Stated goal: Transcribe every line exactly and omit anything that is a picture.

Raw data:
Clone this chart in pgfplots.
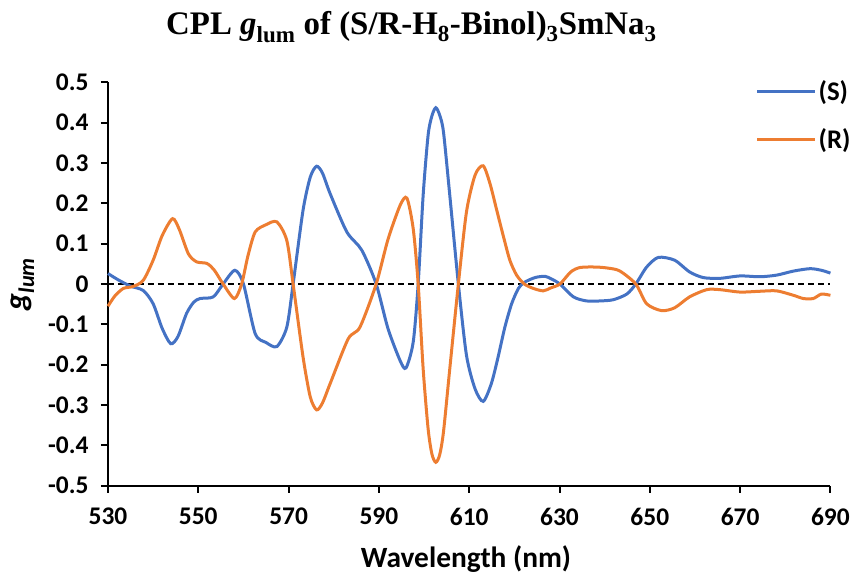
\documentclass[border=0pt]{standalone}
\usepackage{fontspec}
\setmainfont{Carlito}
\newfontfamily\timesfont{Liberation Serif}
\usepackage{pgfplots}
\pgfplotsset{compat=1.18}
\definecolor{sblue}{HTML}{4472C4}
\definecolor{rorange}{HTML}{ED7D31}
\begin{document}
\begin{tikzpicture}
\begin{axis}[
  at={(0,0)}, anchor=south west,
  scale only axis, width=722.4bp, height=403.4bp,
  xmin=530, xmax=690, ymin=-0.5, ymax=0.5,
  xtick={530,550,...,690}, ytick={-0.5,-0.4,...,0.5},
  axis lines=left, axis line style={-, line width=2.2bp, black},
  tick align=outside, major tick length=7bp,
  tick style={line width=2bp, black},
  /pgf/number format/assume math mode=true,
  yticklabel style={font=\bfseries\fontsize{25.5}{30}\selectfont, xshift=-9bp,
    /pgf/number format/fixed, /pgf/number format/precision=1},
  xticklabel style={font=\bfseries\fontsize{25.5}{30}\selectfont, yshift=-12bp,
    /pgf/number format/1000 sep={}},
  title={\timesfont\bfseries\fontsize{33}{38}\selectfont CPL \textit{g}\textsubscript{lum} of (S/R-H\textsubscript{8}-Binol)\textsubscript{3}SmNa\textsubscript{3}},
  title style={at={(rel axis cs:0.42,1.122)}, anchor=center},
  xlabel={Wavelength (nm)},
  xlabel style={font=\bfseries\fontsize{29.5}{34}\selectfont, at={(rel axis cs:0.4956,-0.183)}, anchor=center},
  ylabel={\textit{g\textsubscript{lum}}},
  ylabel style={font=\bfseries\fontsize{32}{36}\selectfont, at={(rel axis cs:-0.118,0.5)}, anchor=center},
  legend style={at={(rel axis cs:1.035,1.015)}, anchor=north east, draw=none, fill=none,
    font=\bfseries\fontsize{27}{31}\selectfont, row sep=23bp},
  legend cell align=left,
  legend image code/.code={\draw[#1] (0bp,0bp) -- (58bp,0bp);},
  clip=false,
]
\addplot[black, dashed, line width=1.5bp, dash pattern=on 6bp off 4bp, forget plot] coordinates {(530,0) (690,0)};
\addplot[sblue, line width=3bp, smooth, tension=0.45] coordinates {
(530,0.026) (532,0.012) (534.9,-0.005) (537.8,-0.016) (540,-0.049) (542,-0.11)
(543.9,-0.148) (545.5,-0.13) (547.4,-0.073) (549,-0.045) (550.4,-0.036) (553.3,-0.032)
(555.5,0.0) (558.1,0.034) (560,0.0) (562.6,-0.123) (565,-0.145) (567.4,-0.155)
(569.6,-0.107) (571,0.0) (573.2,0.183) (574.8,0.265) (576.2,0.292) (577.5,0.275)
(579.2,0.224) (582.9,0.129) (586.2,0.084) (589.4,0.0) (592,-0.11) (594.7,-0.19)
(596,-0.208) (597.6,-0.144) (598.7,0.0) (599.8,0.22) (600.9,0.369) (601.75,0.417)
(602.6,0.437) (603.45,0.419) (604.3,0.377) (605.7,0.22) (607.6,0.0) (609.4,-0.177)
(611.3,-0.26) (613.1,-0.291) (614.9,-0.247) (616.4,-0.181) (617.9,-0.107) (619.4,-0.049)
(620.9,-0.011) (622.2,0.004) (624.6,0.016) (626.8,0.019) (628.3,0.012) (630.1,0.0)
(633.1,-0.032) (636,-0.042)
(639,-0.042) (641.9,-0.039) (644.9,-0.025) (646.9,0.0) (649.3,0.042) (651.9,0.066)
(655.5,0.059) (658.8,0.030) (661.8,0.016) (665.5,0.014) (670,0.020) (674.4,0.018)
(678.1,0.022) (681.8,0.032) (685.5,0.038) (688,0.034) (690,0.027)
};
\addlegendentry{(S)}
\addplot[rorange, line width=3bp, smooth, tension=0.45] coordinates {
(530,-0.055) (531.5,-0.03) (533.4,-0.011) (535.6,-0.006) (537.8,0.009) (540,0.059)
(542,0.12) (544.3,0.162) (545.8,0.135) (547.8,0.075) (549.6,0.055) (551.9,0.051)
(553.5,0.035) (555.5,0.0) (558,-0.036) (559.6,0.0) (561,0.07) (562.6,0.129)
(565,0.147) (567.4,0.154) (569.6,0.108) (571,0.0) (573.2,-0.181) (574.8,-0.28)
(576.2,-0.312) (577.5,-0.295) (579.2,-0.247) (583.2,-0.136) (585.8,-0.107) (589.4,0.0)
(592,0.11) (594.7,0.195) (596.2,0.213) (597.6,0.137) (598.7,0.0) (599.8,-0.21)
(600.9,-0.359) (601.75,-0.422) (602.6,-0.442) (603.45,-0.424) (604.3,-0.367) (605.7,-0.21)
(607.6,0.0) (609.4,0.179) (611.3,0.27) (613.1,0.293) (614.6,0.249) (616.1,0.183)
(617.6,0.117) (619,0.059) (620.5,0.022) (622.2,0.0) (624.2,-0.011) (626.4,-0.017)
(628,-0.01) (630.1,0.0) (632.5,0.03) (634.6,0.041)
(638.2,0.042) (641,0.039) (643.4,0.032) (646.9,0.0) (649.3,-0.049) (652.6,-0.066)
(655.5,-0.059) (658.8,-0.032) (662.6,-0.014) (665.5,-0.014) (670,-0.020) (674.4,-0.018)
(678.1,-0.017) (681.8,-0.028) (684,-0.036) (686.2,-0.036) (688,-0.025) (690,-0.028)
};
\addlegendentry{(R)}
\end{axis}
\pgfresetboundingbox
\path[use as bounding box] (-108bp,-89.3bp) rectangle (745bp,485.7bp);
\end{tikzpicture}
\end{document}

Answer for this exercise:
Clone this chart in pgfplots.
\documentclass[border=0pt]{standalone}
\usepackage{fontspec}
\setmainfont{Carlito}
\newfontfamily\timesfont{Liberation Serif}
\usepackage{pgfplots}
\pgfplotsset{compat=1.18}
\definecolor{sblue}{HTML}{4472C4}
\definecolor{rorange}{HTML}{ED7D31}
\begin{document}
\begin{tikzpicture}
\begin{axis}[
  at={(0,0)}, anchor=south west,
  scale only axis, width=722.4bp, height=403.4bp,
  xmin=530, xmax=690, ymin=-0.5, ymax=0.5,
  xtick={530,550,...,690}, ytick={-0.5,-0.4,...,0.5},
  axis lines=left, axis line style={-, line width=2.2bp, black},
  tick align=outside, major tick length=7bp,
  tick style={line width=2bp, black},
  /pgf/number format/assume math mode=true,
  yticklabel style={font=\bfseries\fontsize{25.5}{30}\selectfont, xshift=-9bp,
    /pgf/number format/fixed, /pgf/number format/precision=1},
  xticklabel style={font=\bfseries\fontsize{25.5}{30}\selectfont, yshift=-12bp,
    /pgf/number format/1000 sep={}},
  title={\timesfont\bfseries\fontsize{33}{38}\selectfont CPL \textit{g}\textsubscript{lum} of (S/R-H\textsubscript{8}-Binol)\textsubscript{3}SmNa\textsubscript{3}},
  title style={at={(rel axis cs:0.42,1.122)}, anchor=center},
  xlabel={Wavelength (nm)},
  xlabel style={font=\bfseries\fontsize{29.5}{34}\selectfont, at={(rel axis cs:0.4956,-0.183)}, anchor=center},
  ylabel={\textit{g\textsubscript{lum}}},
  ylabel style={font=\bfseries\fontsize{32}{36}\selectfont, at={(rel axis cs:-0.118,0.5)}, anchor=center},
  legend style={at={(rel axis cs:1.035,1.015)}, anchor=north east, draw=none, fill=none,
    font=\bfseries\fontsize{27}{31}\selectfont, row sep=23bp},
  legend cell align=left,
  legend image code/.code={\draw[#1] (0bp,0bp) -- (58bp,0bp);},
  clip=false,
]
\addplot[black, dashed, line width=1.5bp, dash pattern=on 6bp off 4bp, forget plot] coordinates {(530,0) (690,0)};
\addplot[sblue, line width=3bp, smooth, tension=0.45] coordinates {
(530,0.026) (532,0.012) (534.9,-0.005) (537.8,-0.016) (540,-0.049) (542,-0.11)
(543.9,-0.148) (545.5,-0.13) (547.4,-0.073) (549,-0.045) (550.4,-0.036) (553.3,-0.032)
(555.5,0.0) (558.1,0.034) (560,0.0) (562.6,-0.123) (565,-0.145) (567.4,-0.155)
(569.6,-0.107) (571,0.0) (573.2,0.183) (574.8,0.265) (576.2,0.292) (577.5,0.275)
(579.2,0.224) (582.9,0.129) (586.2,0.084) (589.4,0.0) (592,-0.11) (594.7,-0.19)
(596,-0.208) (597.6,-0.144) (598.7,0.0) (599.8,0.22) (600.9,0.369) (601.75,0.417)
(602.6,0.437) (603.45,0.419) (604.3,0.377) (605.7,0.22) (607.6,0.0) (609.4,-0.177)
(611.3,-0.26) (613.1,-0.291) (614.9,-0.247) (616.4,-0.181) (617.9,-0.107) (619.4,-0.049)
(620.9,-0.011) (622.2,0.004) (624.6,0.016) (626.8,0.019) (628.3,0.012) (630.1,0.0)
(633.1,-0.032) (636,-0.042)
(639,-0.042) (641.9,-0.039) (644.9,-0.025) (646.9,0.0) (649.3,0.042) (651.9,0.066)
(655.5,0.059) (658.8,0.030) (661.8,0.016) (665.5,0.014) (670,0.020) (674.4,0.018)
(678.1,0.022) (681.8,0.032) (685.5,0.038) (688,0.034) (690,0.027)
};
\addlegendentry{(S)}
\addplot[rorange, line width=3bp, smooth, tension=0.45] coordinates {
(530,-0.055) (531.5,-0.03) (533.4,-0.011) (535.6,-0.006) (537.8,0.009) (540,0.059)
(542,0.12) (544.3,0.162) (545.8,0.135) (547.8,0.075) (549.6,0.055) (551.9,0.051)
(553.5,0.035) (555.5,0.0) (558,-0.036) (559.6,0.0) (561,0.07) (562.6,0.129)
(565,0.147) (567.4,0.154) (569.6,0.108) (571,0.0) (573.2,-0.181) (574.8,-0.28)
(576.2,-0.312) (577.5,-0.295) (579.2,-0.247) (583.2,-0.136) (585.8,-0.107) (589.4,0.0)
(592,0.11) (594.7,0.195) (596.2,0.213) (597.6,0.137) (598.7,0.0) (599.8,-0.21)
(600.9,-0.359) (601.75,-0.422) (602.6,-0.442) (603.45,-0.424) (604.3,-0.367) (605.7,-0.21)
(607.6,0.0) (609.4,0.179) (611.3,0.27) (613.1,0.293) (614.6,0.249) (616.1,0.183)
(617.6,0.117) (619,0.059) (620.5,0.022) (622.2,0.0) (624.2,-0.011) (626.4,-0.017)
(628,-0.01) (630.1,0.0) (632.5,0.03) (634.6,0.041)
(638.2,0.042) (641,0.039) (643.4,0.032) (646.9,0.0) (649.3,-0.049) (652.6,-0.066)
(655.5,-0.059) (658.8,-0.032) (662.6,-0.014) (665.5,-0.014) (670,-0.020) (674.4,-0.018)
(678.1,-0.017) (681.8,-0.028) (684,-0.036) (686.2,-0.036) (688,-0.025) (690,-0.028)
};
\addlegendentry{(R)}
\end{axis}
\pgfresetboundingbox
\path[use as bounding box] (-108bp,-89.3bp) rectangle (745bp,485.7bp);
\end{tikzpicture}
\end{document}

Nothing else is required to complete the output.